EMS : Nourrir est une organisation non gouvernementale nationale, créée en 2005. Elle vise trois objectifs déclinés en domaines d’actions, à savoir (1) le Développement local ; (2) l’Assistance humanitaire et ; (3) l’Ingénierie sociale. Aujourd’hui, Nourrir intervient dans au moins deux préfectures de la RCA sur plusieurs programmes, sans compter les programmes que nous avons déjà terminés.
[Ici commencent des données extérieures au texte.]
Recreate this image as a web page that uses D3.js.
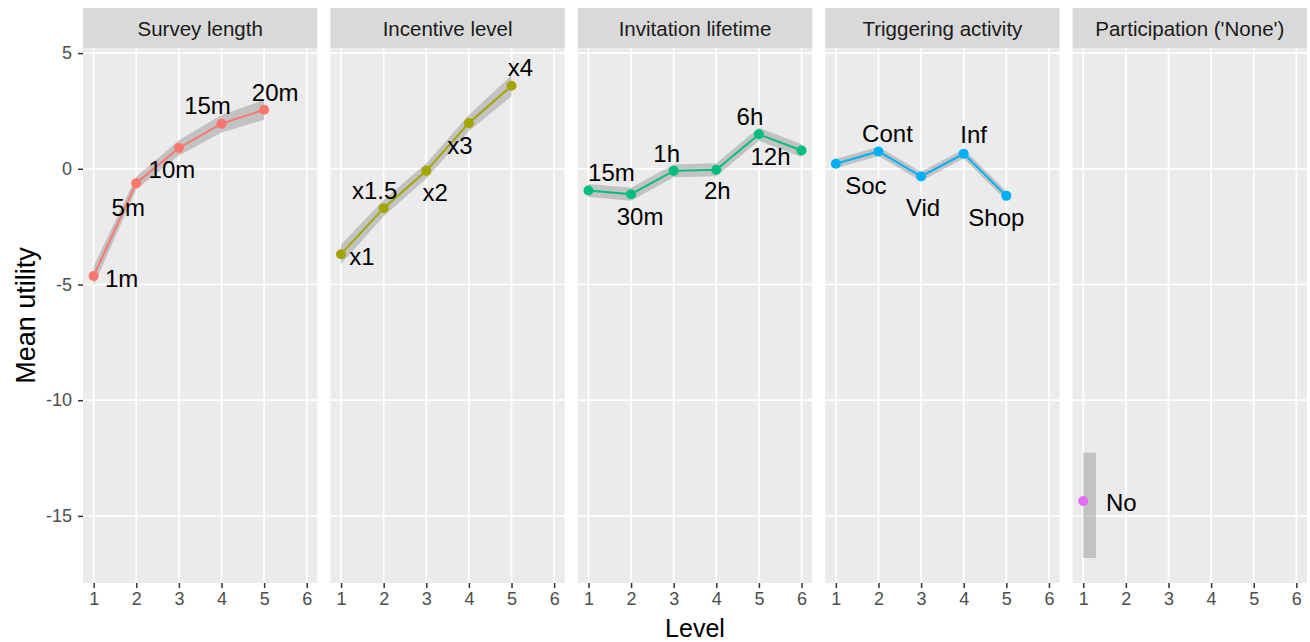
<!DOCTYPE html>
<html>
<head>
<meta charset="utf-8">
<script src="https://cdn.jsdelivr.net/npm/d3@7"></script>
<style>
  body { margin: 0; background: #fff; }
  text { font-family: "Liberation Sans", Arial, sans-serif; }
</style>
</head>
<body>
<svg id="chart" width="1310" height="642"></svg>
<script>
// ---- data: mean part-worth utilities with confidence band per attribute level ----
const facetTitles = ["Survey length", "Incentive level", "Invitation lifetime", "Triggering activity", "Participation ('None')"];
const facetColors = ["#F8766D", "#A3A500", "#00BF7D", "#00B0F6", "#E76BF3"];

const surveyLabels = ["1m", "5m", "10m", "15m", "20m"];
const surveyMean   = [-4.63, -0.62, 0.90, 1.95, 2.55];
const surveyLow    = [-5.05, -0.90, 0.57, 1.57, 2.12];
const surveyHigh   = [-4.21, -0.34, 1.23, 2.33, 2.98];

const incentiveLabels = ["x1", "x1.5", "x2", "x3", "x4"];
const incentiveMean   = [-3.69, -1.70, -0.09, 1.98, 3.59];
const incentiveLow    = [-4.11, -2.05, -0.42, 1.63, 3.14];
const incentiveHigh   = [-3.27, -1.35, 0.24, 2.33, 4.04];

const lifetimeLabels = ["15m", "30m", "1h", "2h", "6h", "12h"];
const lifetimeMean   = [-0.94, -1.10, -0.09, -0.04, 1.49, 0.79];
const lifetimeLow    = [-1.22, -1.38, -0.37, -0.32, 1.21, 0.51];
const lifetimeHigh   = [-0.66, -0.82, 0.19, 0.24, 1.77, 1.07];

const activityLabels = ["Soc", "Cont", "Vid", "Inf", "Shop"];
const activityMean   = [0.22, 0.75, -0.33, 0.65, -1.17];
const activityLow    = [0.02, 0.55, -0.53, 0.45, -1.37];
const activityHigh   = [0.42, 0.95, -0.13, 0.85, -0.97];

const noneLabels = ["No"];
const noneMean   = [-14.36];
const noneLow    = [-16.82];
const noneHigh   = [-12.27];

const xTicks = [1, 2, 3, 4, 5, 6];
const yTicks = [5, 0, -5, -10, -15];

// label placement (pixel offsets of each label centre from its point)
const labelOffsets = [
  [[28, 3], [-8, 24], [-7, 22], [-14, -18], [11, -17]],
  [[21, 2], [-9, -18], [9, 22], [-9, 23], [9, -18]],
  [[23, -18], [9, 22], [-7, -17], [1, 21], [-9, -18], [-31, 6]],
  [[30, 22], [9, -18], [2, 31], [10, -19], [-10, 22]],
  [[38, 1]]
];

const series = [
  { labels: surveyLabels, mean: surveyMean, low: surveyLow, high: surveyHigh },
  { labels: incentiveLabels, mean: incentiveMean, low: incentiveLow, high: incentiveHigh },
  { labels: lifetimeLabels, mean: lifetimeMean, low: lifetimeLow, high: lifetimeHigh },
  { labels: activityLabels, mean: activityMean, low: activityLow, high: activityHigh },
  { labels: noneLabels, mean: noneMean, low: noneLow, high: noneHigh }
];

// ---- layout ----
const svg = d3.select("#chart");
const plotLeft = 83, plotRight = 1307, gap = 13;
const stripTop = 8, stripBottom = 48, panelBottom = 583;
const panelW = (plotRight - plotLeft - gap * (facetTitles.length - 1)) / facetTitles.length;

const y = d3.scaleLinear().domain([-17.9, 5.22]).range([panelBottom, stripBottom]);
const x = d3.scaleLinear().domain([0.75, 6.25]).range([0, panelW]);

const tickColor = "#333333", tickText = "#4d4d4d";
const hyphenInt = d => String(d);

series.forEach((s, i) => {
  const g = svg.append("g").attr("transform", `translate(${plotLeft + i * (panelW + gap)},0)`);

  // panel background
  g.append("rect").attr("x", 0).attr("y", stripBottom).attr("width", panelW)
    .attr("height", panelBottom - stripBottom).attr("fill", "#ebebeb");

  // grid
  g.selectAll("line.gy").data(yTicks).join("line")
    .attr("x1", 0).attr("x2", panelW).attr("y1", d => y(d)).attr("y2", d => y(d))
    .attr("stroke", "#fff").attr("stroke-width", 1.7);
  g.selectAll("line.gx").data(xTicks).join("line")
    .attr("y1", stripBottom).attr("y2", panelBottom).attr("x1", d => x(d)).attr("x2", d => x(d))
    .attr("stroke", "#fff").attr("stroke-width", 1.7);

  // strip
  g.append("rect").attr("x", 0).attr("y", stripTop).attr("width", panelW)
    .attr("height", stripBottom - stripTop).attr("fill", "#d9d9d9");
  g.append("text").attr("x", panelW / 2).attr("y", (stripTop + stripBottom) / 2)
    .attr("text-anchor", "middle").attr("dominant-baseline", "central")
    .attr("font-size", 20.5).attr("fill", "#1a1a1a").text(facetTitles[i]);

  const pts = s.mean.map((m, k) => ({ lvl: k + 1, m, lo: s.low[k], hi: s.high[k], lab: s.labels[k], off: labelOffsets[i][k] }));

  // confidence band
  if (pts.length > 1) {
    const area = d3.area().x(d => x(d.lvl)).y0(d => y(d.lo)).y1(d => y(d.hi));
    g.append("path").datum(pts).attr("d", area).attr("fill", "#999999").attr("fill-opacity", 0.5);
  } else {
    const bandWidth = 0.3;
    g.append("rect").attr("x", x(pts[0].lvl)).attr("width", x(pts[0].lvl + bandWidth) - x(pts[0].lvl))
      .attr("y", y(pts[0].hi)).attr("height", y(pts[0].lo) - y(pts[0].hi))
      .attr("fill", "#999999").attr("fill-opacity", 0.5);
  }

  // line + points
  const line = d3.line().x(d => x(d.lvl)).y(d => y(d.m));
  g.append("path").datum(pts).attr("d", line).attr("fill", "none")
    .attr("stroke", facetColors[i]).attr("stroke-width", 2);
  g.selectAll("circle").data(pts).join("circle")
    .attr("cx", d => x(d.lvl)).attr("cy", d => y(d.m)).attr("r", 5).attr("fill", facetColors[i]);

  // level labels
  g.selectAll("text.lab").data(pts).join("text").attr("class", "lab")
    .attr("x", d => x(d.lvl) + d.off[0]).attr("y", d => y(d.m) + d.off[1])
    .attr("text-anchor", "middle").attr("dominant-baseline", "central")
    .attr("font-size", 24).attr("fill", "#000").text(d => d.lab);

  // x axis
  const xa = g.append("g").attr("transform", `translate(0,${panelBottom})`)
    .call(d3.axisBottom(x).tickValues(xTicks).tickSize(5).tickPadding(4).tickFormat(hyphenInt));
  xa.select(".domain").remove();
  xa.selectAll("line").attr("stroke", tickColor).attr("stroke-width", 1.5);
  xa.selectAll("text").attr("font-size", 18).attr("fill", tickText).attr("font-family", null);

  // y axis on the first panel
  if (i === 0) {
    const ya = g.append("g").call(d3.axisLeft(y).tickValues(yTicks).tickSize(5).tickPadding(6).tickFormat(hyphenInt));
    ya.select(".domain").remove();
    ya.selectAll("line").attr("stroke", tickColor).attr("stroke-width", 1.5);
    ya.selectAll("text").attr("font-size", 18).attr("fill", tickText).attr("font-family", null);
  }
});

// axis titles
svg.append("text").attr("x", (plotLeft + plotRight) / 2).attr("y", 637)
  .attr("text-anchor", "middle").attr("font-size", 25).attr("fill", "#000").text("Level");
svg.append("text").attr("transform", `translate(35,${(stripBottom + panelBottom) / 2}) rotate(-90)`)
  .attr("text-anchor", "middle").attr("font-size", 27).attr("fill", "#000").text("Mean utility");
</script>
</body>
</html>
Nous travaillons présentement sur le redéploiement de l’administration publique dans la Ouaka qui consiste à construire ou à réhabiliter les bâtiments administratifs, doter les Préfets de véhicules et de motocyclettes, renforcer la capacité des cadres et agents de l’Etat dans différents domaines et, fournir des bureaux, des mobiliers pour le retour de l’autorité de l’Etat. Notre zone d’intervention dans la Ouaka couvre ses cinq Sous-préfectures, à savoir Bambari, Kouango, Grimari, Ippy et Bakala. Dans la Mambéré Kadéi, nous intervenons à Berberati, Gamboula, Carnot et Gazi. Dans la Sangha Mbaéré, nous sommes à Nola, Bayanga et Bambio. Enfin dans la Lobaye, nous œuvrons à Boganda et Boganangone. En plus, nous réalisons, en ce moment, le Projet d’appui à la réintégration des retournés spontanés dans la ville de Bangui, précisément dans la 5ème Arrondissement. Je voudrais noter ici qu’à Bambari, nous menons, en consortium avec l’Ong internationale Triangle, le projet d’hygiène et assainissement (Wash). Ce projet consiste à donner de l’eau potable à la population et assurer l’assainissement. Toujours à Bambari, nous menons un programme de Sécurité alimentaire dans le cadre du Projet d’appui aux organisations de base porteuses d’initiatives agricoles dans la zone périurbaine de Bambari.
CNC : Monsieur Sépamio, je vous remercie.